→ **Extracted material**:
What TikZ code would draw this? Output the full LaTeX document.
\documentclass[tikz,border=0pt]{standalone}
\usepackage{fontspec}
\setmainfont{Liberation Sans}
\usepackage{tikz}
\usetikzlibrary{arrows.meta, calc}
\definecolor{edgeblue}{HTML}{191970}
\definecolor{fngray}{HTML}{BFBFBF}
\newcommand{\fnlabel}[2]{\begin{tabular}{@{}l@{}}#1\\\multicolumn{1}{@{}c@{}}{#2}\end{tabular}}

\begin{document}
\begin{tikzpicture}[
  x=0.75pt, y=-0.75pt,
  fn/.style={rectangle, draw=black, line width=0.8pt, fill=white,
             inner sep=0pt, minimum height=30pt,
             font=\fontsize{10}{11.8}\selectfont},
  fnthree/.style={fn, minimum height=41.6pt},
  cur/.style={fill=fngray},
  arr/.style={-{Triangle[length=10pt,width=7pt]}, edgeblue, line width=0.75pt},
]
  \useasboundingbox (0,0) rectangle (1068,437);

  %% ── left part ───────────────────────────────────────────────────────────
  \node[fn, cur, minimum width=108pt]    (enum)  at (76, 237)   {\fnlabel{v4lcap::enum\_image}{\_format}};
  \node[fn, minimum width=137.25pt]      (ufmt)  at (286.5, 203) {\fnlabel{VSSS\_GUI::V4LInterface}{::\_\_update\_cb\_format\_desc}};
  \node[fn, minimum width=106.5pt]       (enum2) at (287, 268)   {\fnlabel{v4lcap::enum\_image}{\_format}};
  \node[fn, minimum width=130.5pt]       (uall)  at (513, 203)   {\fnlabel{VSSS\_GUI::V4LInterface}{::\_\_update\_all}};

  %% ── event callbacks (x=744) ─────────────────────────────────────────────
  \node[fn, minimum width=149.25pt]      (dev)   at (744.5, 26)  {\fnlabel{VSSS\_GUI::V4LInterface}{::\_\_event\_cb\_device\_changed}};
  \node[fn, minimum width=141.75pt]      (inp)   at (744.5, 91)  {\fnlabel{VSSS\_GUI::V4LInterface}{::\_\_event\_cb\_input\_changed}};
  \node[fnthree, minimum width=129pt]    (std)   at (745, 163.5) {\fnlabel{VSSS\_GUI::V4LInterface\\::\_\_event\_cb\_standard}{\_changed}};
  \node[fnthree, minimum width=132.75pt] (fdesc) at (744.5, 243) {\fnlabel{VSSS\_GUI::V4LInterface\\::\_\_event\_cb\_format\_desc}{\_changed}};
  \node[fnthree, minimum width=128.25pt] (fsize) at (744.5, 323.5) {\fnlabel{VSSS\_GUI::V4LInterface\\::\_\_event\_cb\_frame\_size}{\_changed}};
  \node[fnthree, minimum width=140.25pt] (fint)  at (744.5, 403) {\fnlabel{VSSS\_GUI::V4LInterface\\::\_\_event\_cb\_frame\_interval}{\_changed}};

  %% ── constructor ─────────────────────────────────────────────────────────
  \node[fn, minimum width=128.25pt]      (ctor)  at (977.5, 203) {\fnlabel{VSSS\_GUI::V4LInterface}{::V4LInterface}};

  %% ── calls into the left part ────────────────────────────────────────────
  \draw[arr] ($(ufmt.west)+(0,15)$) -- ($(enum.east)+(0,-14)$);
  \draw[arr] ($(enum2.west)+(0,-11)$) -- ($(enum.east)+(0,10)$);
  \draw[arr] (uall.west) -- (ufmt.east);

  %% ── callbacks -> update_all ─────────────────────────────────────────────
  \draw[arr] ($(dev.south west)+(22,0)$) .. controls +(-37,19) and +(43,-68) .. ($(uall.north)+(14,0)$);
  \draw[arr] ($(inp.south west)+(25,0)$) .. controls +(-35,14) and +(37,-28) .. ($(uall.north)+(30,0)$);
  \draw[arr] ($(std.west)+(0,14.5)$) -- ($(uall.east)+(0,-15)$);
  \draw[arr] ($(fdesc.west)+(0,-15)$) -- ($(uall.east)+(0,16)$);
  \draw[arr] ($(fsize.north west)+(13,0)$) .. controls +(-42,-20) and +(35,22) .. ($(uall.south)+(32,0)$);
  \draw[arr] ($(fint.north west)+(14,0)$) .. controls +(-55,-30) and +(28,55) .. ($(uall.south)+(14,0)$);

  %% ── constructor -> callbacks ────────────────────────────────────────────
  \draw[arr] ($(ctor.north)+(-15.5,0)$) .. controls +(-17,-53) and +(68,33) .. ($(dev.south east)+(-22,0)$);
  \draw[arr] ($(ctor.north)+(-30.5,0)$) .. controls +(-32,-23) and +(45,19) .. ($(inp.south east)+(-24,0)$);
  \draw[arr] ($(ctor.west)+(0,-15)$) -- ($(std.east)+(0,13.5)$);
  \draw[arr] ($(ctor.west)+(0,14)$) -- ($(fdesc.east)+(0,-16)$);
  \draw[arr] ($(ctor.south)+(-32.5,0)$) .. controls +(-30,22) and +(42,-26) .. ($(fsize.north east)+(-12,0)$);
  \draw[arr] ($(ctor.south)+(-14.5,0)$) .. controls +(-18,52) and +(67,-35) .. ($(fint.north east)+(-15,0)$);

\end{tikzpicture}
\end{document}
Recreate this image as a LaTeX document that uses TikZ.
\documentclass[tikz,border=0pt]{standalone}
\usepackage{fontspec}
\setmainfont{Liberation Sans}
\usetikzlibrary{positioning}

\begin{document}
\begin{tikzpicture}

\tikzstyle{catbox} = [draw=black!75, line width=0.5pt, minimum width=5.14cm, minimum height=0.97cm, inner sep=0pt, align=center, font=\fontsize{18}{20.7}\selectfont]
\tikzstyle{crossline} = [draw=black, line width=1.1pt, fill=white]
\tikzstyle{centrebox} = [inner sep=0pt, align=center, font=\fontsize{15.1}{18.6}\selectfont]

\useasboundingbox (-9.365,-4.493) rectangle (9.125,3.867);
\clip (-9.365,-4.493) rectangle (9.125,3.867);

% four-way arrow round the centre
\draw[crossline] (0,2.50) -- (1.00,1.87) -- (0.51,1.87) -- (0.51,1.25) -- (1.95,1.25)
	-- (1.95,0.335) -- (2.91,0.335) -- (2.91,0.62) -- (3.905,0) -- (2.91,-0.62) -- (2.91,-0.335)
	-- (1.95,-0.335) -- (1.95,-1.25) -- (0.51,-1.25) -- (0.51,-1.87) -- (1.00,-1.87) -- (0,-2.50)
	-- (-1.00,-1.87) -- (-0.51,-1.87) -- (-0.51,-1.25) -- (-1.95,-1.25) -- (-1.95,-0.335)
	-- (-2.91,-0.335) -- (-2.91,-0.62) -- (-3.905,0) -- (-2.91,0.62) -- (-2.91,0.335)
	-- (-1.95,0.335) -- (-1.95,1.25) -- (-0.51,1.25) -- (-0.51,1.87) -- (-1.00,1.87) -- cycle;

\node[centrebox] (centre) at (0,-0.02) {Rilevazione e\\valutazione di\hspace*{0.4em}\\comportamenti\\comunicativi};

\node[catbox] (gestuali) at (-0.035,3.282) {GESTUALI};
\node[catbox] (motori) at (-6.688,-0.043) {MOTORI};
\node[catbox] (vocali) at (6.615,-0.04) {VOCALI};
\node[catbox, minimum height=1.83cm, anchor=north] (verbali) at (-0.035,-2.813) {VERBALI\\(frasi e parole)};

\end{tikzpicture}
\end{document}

→ **Goal**:
Repeat the data exactly. Leave nothing out.

→ **Full response**:
What TikZ code would draw this? Output the full LaTeX document.
\documentclass[tikz,border=0pt]{standalone}
\usepackage{fontspec}
\setmainfont{Liberation Sans}
\usepackage{tikz}
\usetikzlibrary{arrows.meta, calc}
\definecolor{edgeblue}{HTML}{191970}
\definecolor{fngray}{HTML}{BFBFBF}
\newcommand{\fnlabel}[2]{\begin{tabular}{@{}l@{}}#1\\\multicolumn{1}{@{}c@{}}{#2}\end{tabular}}

\begin{document}
\begin{tikzpicture}[
  x=0.75pt, y=-0.75pt,
  fn/.style={rectangle, draw=black, line width=0.8pt, fill=white,
             inner sep=0pt, minimum height=30pt,
             font=\fontsize{10}{11.8}\selectfont},
  fnthree/.style={fn, minimum height=41.6pt},
  cur/.style={fill=fngray},
  arr/.style={-{Triangle[length=10pt,width=7pt]}, edgeblue, line width=0.75pt},
]
  \useasboundingbox (0,0) rectangle (1068,437);

  %% ── left part ───────────────────────────────────────────────────────────
  \node[fn, cur, minimum width=108pt]    (enum)  at (76, 237)   {\fnlabel{v4lcap::enum\_image}{\_format}};
  \node[fn, minimum width=137.25pt]      (ufmt)  at (286.5, 203) {\fnlabel{VSSS\_GUI::V4LInterface}{::\_\_update\_cb\_format\_desc}};
  \node[fn, minimum width=106.5pt]       (enum2) at (287, 268)   {\fnlabel{v4lcap::enum\_image}{\_format}};
  \node[fn, minimum width=130.5pt]       (uall)  at (513, 203)   {\fnlabel{VSSS\_GUI::V4LInterface}{::\_\_update\_all}};

  %% ── event callbacks (x=744) ─────────────────────────────────────────────
  \node[fn, minimum width=149.25pt]      (dev)   at (744.5, 26)  {\fnlabel{VSSS\_GUI::V4LInterface}{::\_\_event\_cb\_device\_changed}};
  \node[fn, minimum width=141.75pt]      (inp)   at (744.5, 91)  {\fnlabel{VSSS\_GUI::V4LInterface}{::\_\_event\_cb\_input\_changed}};
  \node[fnthree, minimum width=129pt]    (std)   at (745, 163.5) {\fnlabel{VSSS\_GUI::V4LInterface\\::\_\_event\_cb\_standard}{\_changed}};
  \node[fnthree, minimum width=132.75pt] (fdesc) at (744.5, 243) {\fnlabel{VSSS\_GUI::V4LInterface\\::\_\_event\_cb\_format\_desc}{\_changed}};
  \node[fnthree, minimum width=128.25pt] (fsize) at (744.5, 323.5) {\fnlabel{VSSS\_GUI::V4LInterface\\::\_\_event\_cb\_frame\_size}{\_changed}};
  \node[fnthree, minimum width=140.25pt] (fint)  at (744.5, 403) {\fnlabel{VSSS\_GUI::V4LInterface\\::\_\_event\_cb\_frame\_interval}{\_changed}};

  %% ── constructor ─────────────────────────────────────────────────────────
  \node[fn, minimum width=128.25pt]      (ctor)  at (977.5, 203) {\fnlabel{VSSS\_GUI::V4LInterface}{::V4LInterface}};

  %% ── calls into the left part ────────────────────────────────────────────
  \draw[arr] ($(ufmt.west)+(0,15)$) -- ($(enum.east)+(0,-14)$);
  \draw[arr] ($(enum2.west)+(0,-11)$) -- ($(enum.east)+(0,10)$);
  \draw[arr] (uall.west) -- (ufmt.east);

  %% ── callbacks -> update_all ─────────────────────────────────────────────
  \draw[arr] ($(dev.south west)+(22,0)$) .. controls +(-37,19) and +(43,-68) .. ($(uall.north)+(14,0)$);
  \draw[arr] ($(inp.south west)+(25,0)$) .. controls +(-35,14) and +(37,-28) .. ($(uall.north)+(30,0)$);
  \draw[arr] ($(std.west)+(0,14.5)$) -- ($(uall.east)+(0,-15)$);
  \draw[arr] ($(fdesc.west)+(0,-15)$) -- ($(uall.east)+(0,16)$);
  \draw[arr] ($(fsize.north west)+(13,0)$) .. controls +(-42,-20) and +(35,22) .. ($(uall.south)+(32,0)$);
  \draw[arr] ($(fint.north west)+(14,0)$) .. controls +(-55,-30) and +(28,55) .. ($(uall.south)+(14,0)$);

  %% ── constructor -> callbacks ────────────────────────────────────────────
  \draw[arr] ($(ctor.north)+(-15.5,0)$) .. controls +(-17,-53) and +(68,33) .. ($(dev.south east)+(-22,0)$);
  \draw[arr] ($(ctor.north)+(-30.5,0)$) .. controls +(-32,-23) and +(45,19) .. ($(inp.south east)+(-24,0)$);
  \draw[arr] ($(ctor.west)+(0,-15)$) -- ($(std.east)+(0,13.5)$);
  \draw[arr] ($(ctor.west)+(0,14)$) -- ($(fdesc.east)+(0,-16)$);
  \draw[arr] ($(ctor.south)+(-32.5,0)$) .. controls +(-30,22) and +(42,-26) .. ($(fsize.north east)+(-12,0)$);
  \draw[arr] ($(ctor.south)+(-14.5,0)$) .. controls +(-18,52) and +(67,-35) .. ($(fint.north east)+(-15,0)$);

\end{tikzpicture}
\end{document}
Recreate this image as a LaTeX document that uses TikZ.
\documentclass[tikz,border=0pt]{standalone}
\usepackage{fontspec}
\setmainfont{Liberation Sans}
\usetikzlibrary{positioning}

\begin{document}
\begin{tikzpicture}

\tikzstyle{catbox} = [draw=black!75, line width=0.5pt, minimum width=5.14cm, minimum height=0.97cm, inner sep=0pt, align=center, font=\fontsize{18}{20.7}\selectfont]
\tikzstyle{crossline} = [draw=black, line width=1.1pt, fill=white]
\tikzstyle{centrebox} = [inner sep=0pt, align=center, font=\fontsize{15.1}{18.6}\selectfont]

\useasboundingbox (-9.365,-4.493) rectangle (9.125,3.867);
\clip (-9.365,-4.493) rectangle (9.125,3.867);

% four-way arrow round the centre
\draw[crossline] (0,2.50) -- (1.00,1.87) -- (0.51,1.87) -- (0.51,1.25) -- (1.95,1.25)
	-- (1.95,0.335) -- (2.91,0.335) -- (2.91,0.62) -- (3.905,0) -- (2.91,-0.62) -- (2.91,-0.335)
	-- (1.95,-0.335) -- (1.95,-1.25) -- (0.51,-1.25) -- (0.51,-1.87) -- (1.00,-1.87) -- (0,-2.50)
	-- (-1.00,-1.87) -- (-0.51,-1.87) -- (-0.51,-1.25) -- (-1.95,-1.25) -- (-1.95,-0.335)
	-- (-2.91,-0.335) -- (-2.91,-0.62) -- (-3.905,0) -- (-2.91,0.62) -- (-2.91,0.335)
	-- (-1.95,0.335) -- (-1.95,1.25) -- (-0.51,1.25) -- (-0.51,1.87) -- (-1.00,1.87) -- cycle;

\node[centrebox] (centre) at (0,-0.02) {Rilevazione e\\valutazione di\hspace*{0.4em}\\comportamenti\\comunicativi};

\node[catbox] (gestuali) at (-0.035,3.282) {GESTUALI};
\node[catbox] (motori) at (-6.688,-0.043) {MOTORI};
\node[catbox] (vocali) at (6.615,-0.04) {VOCALI};
\node[catbox, minimum height=1.83cm, anchor=north] (verbali) at (-0.035,-2.813) {VERBALI\\(frasi e parole)};

\end{tikzpicture}
\end{document}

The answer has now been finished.